A standoff between the United States and China has been a long time coming, ever since the first “taikonauts” achieved human spaceflight early this century. Few, however, have asked whether a standoff is even necessary. Many politicians, primarily led by U.S. Rep. Frank Wolf (R-Va.), a man I respect for all other reasons, find it imperative to loudly forbid any cooperation with the Chinese in the realm of space. Frankly, this irks me; attitudes such as these serve as catalysts for cold wars. One has to ask why it seems so nigh impossible for two economic giants separated by a wide cultural berth to cooperate in at least the arena of space.

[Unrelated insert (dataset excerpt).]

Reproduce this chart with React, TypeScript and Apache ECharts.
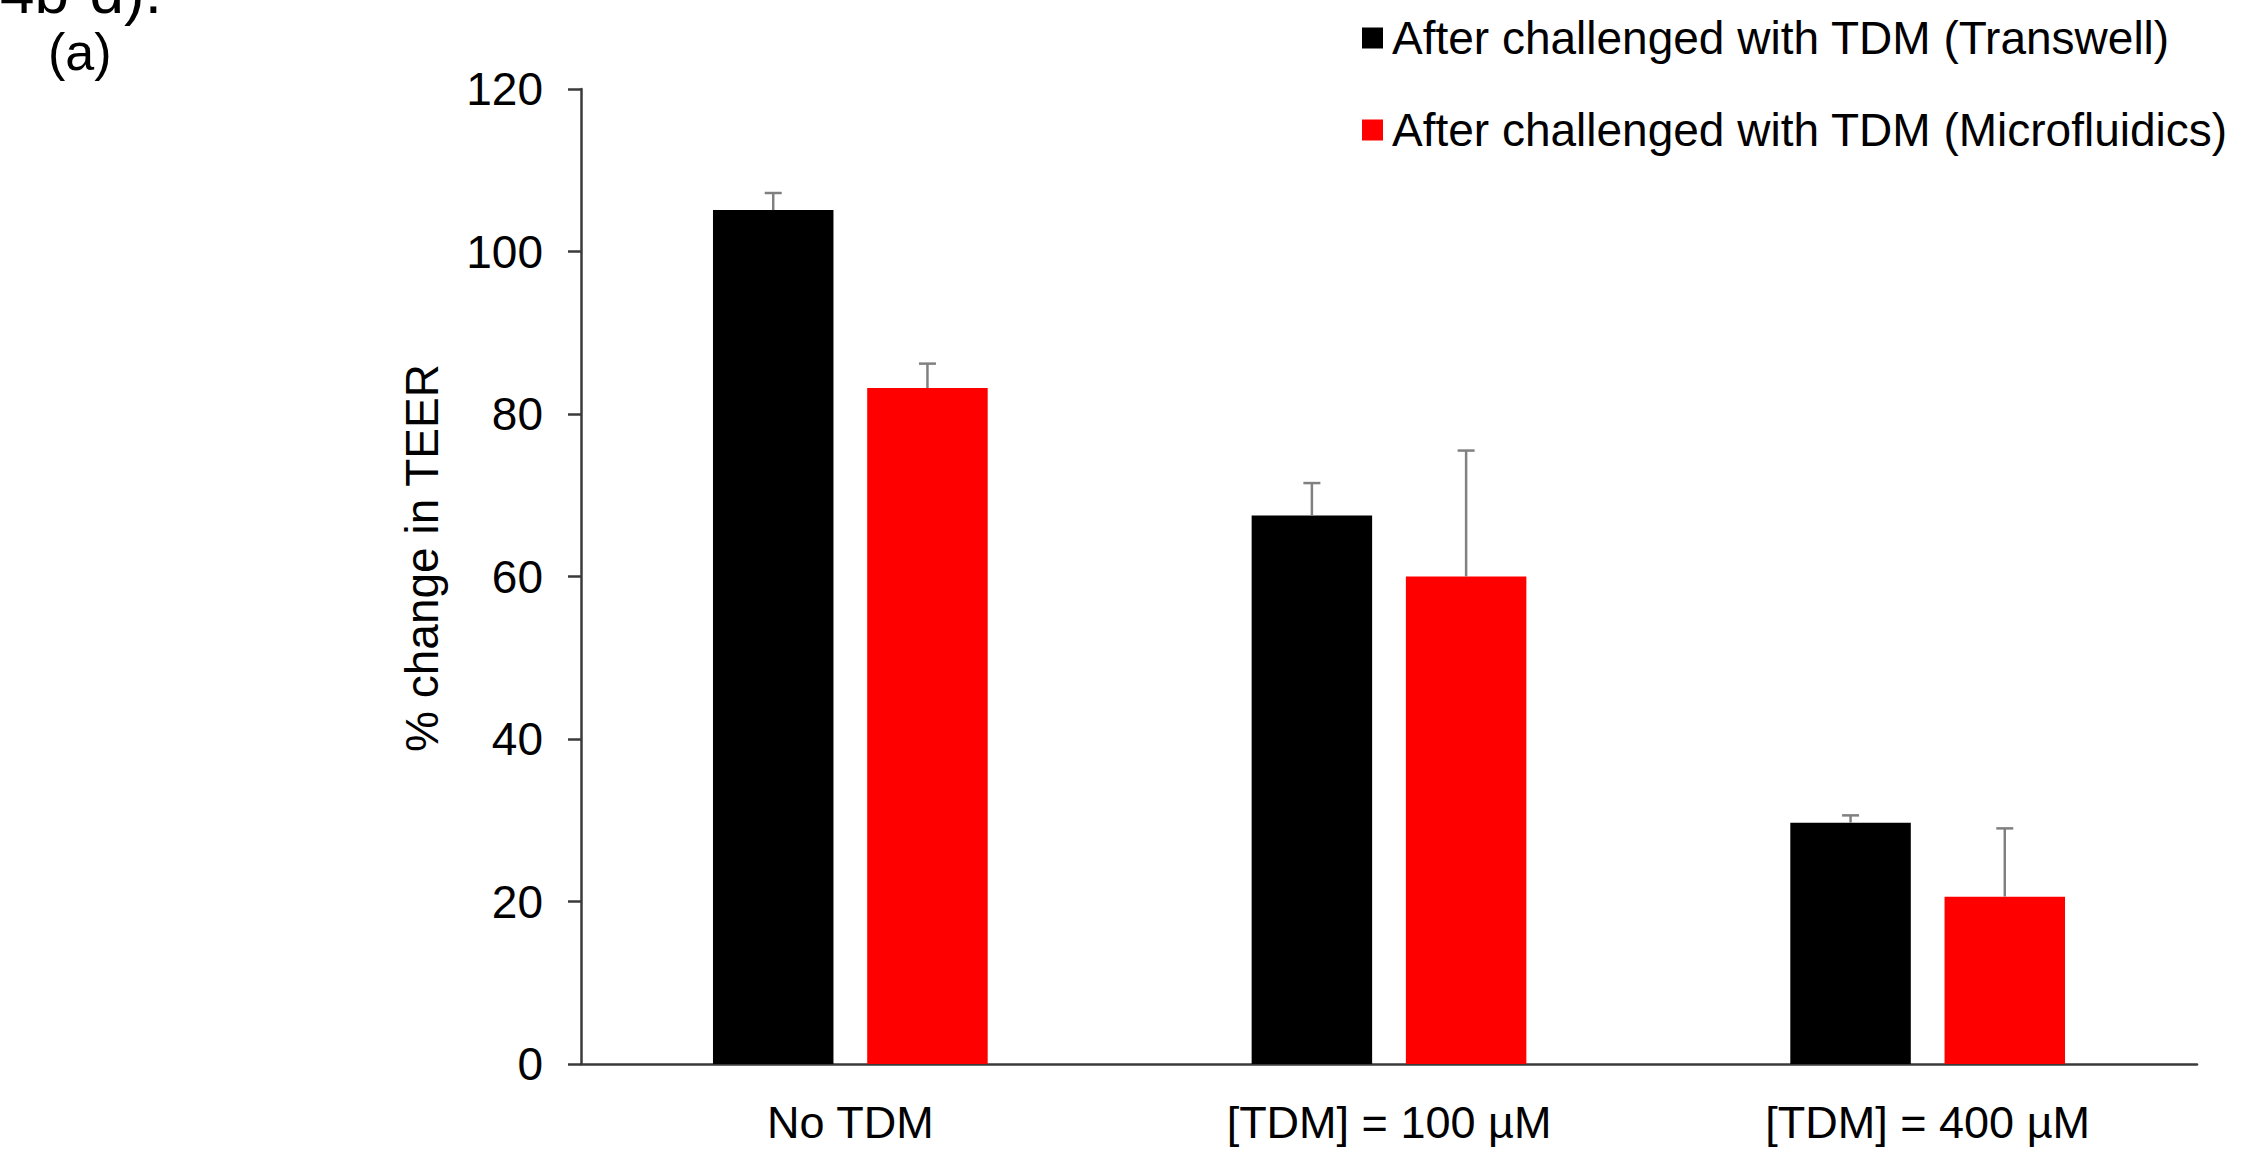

I agree with the thoughts of Dean Cheng in the op-ed “America’s Muddled China Space Policy” [Commentary, March 28, page 19] that, indeed, the current U.S. administration is politically undecided on where to stand on this issue.
Realistically, everyone understands that there are two main ways to prosper in the space industry: through severe competition with another economic superpower funded primarily for what can be described as “national security interests,” or via close cooperation and nearly complete transparency with said superpower in space efforts.
I think it is also fair to say that close cooperation under the best of circumstances would yield higher returns in capabilities and results than would a new “space race” similar to the benign sort experienced with the Soviet Union. President Barack Obama and his staff understand this but are wary to declare it as policy in order not to anger Republican counterparts who like to follow a tried and true “advancement through competition” methodology and worry an American public generally reluctant to work with a culture that is far away in distance, culture and manners of communication. While it is highly unlikely that Congressman Wolf’s conservative ranks are maliciously attempting to spur space growth with a Cold War II, this must mean that they genuinely believe China to be a credible threat not worth the risk of cooperating with.
But what risks are they speaking of? All sides of the political spectrum like to loudly promise that America should and will work hard to retain its dominance in both commercial and military space; do we really stand to lose much by becoming equals with another space power? The European Space Agency and the Japan Aerospace Exploration Agency are not ready to carry such a heavy load. While it can be argued and in some cases agreed upon whether China serves as a threat militarily and economically, does it really serve as a threat in space? Granted, the United States and China had a power display exchange in anti-satellite warfare (slightly botched by China, creating a messy debris field), but wouldn’t a space race still allow and even encourage such capability and aggressiveness in China? By having intense cooperation, both countries would be on equal footing just as they would be in a heated space race, but at least in the latter scenario, such destructive demonstrations of space warfare would have very low likelihood of occurring.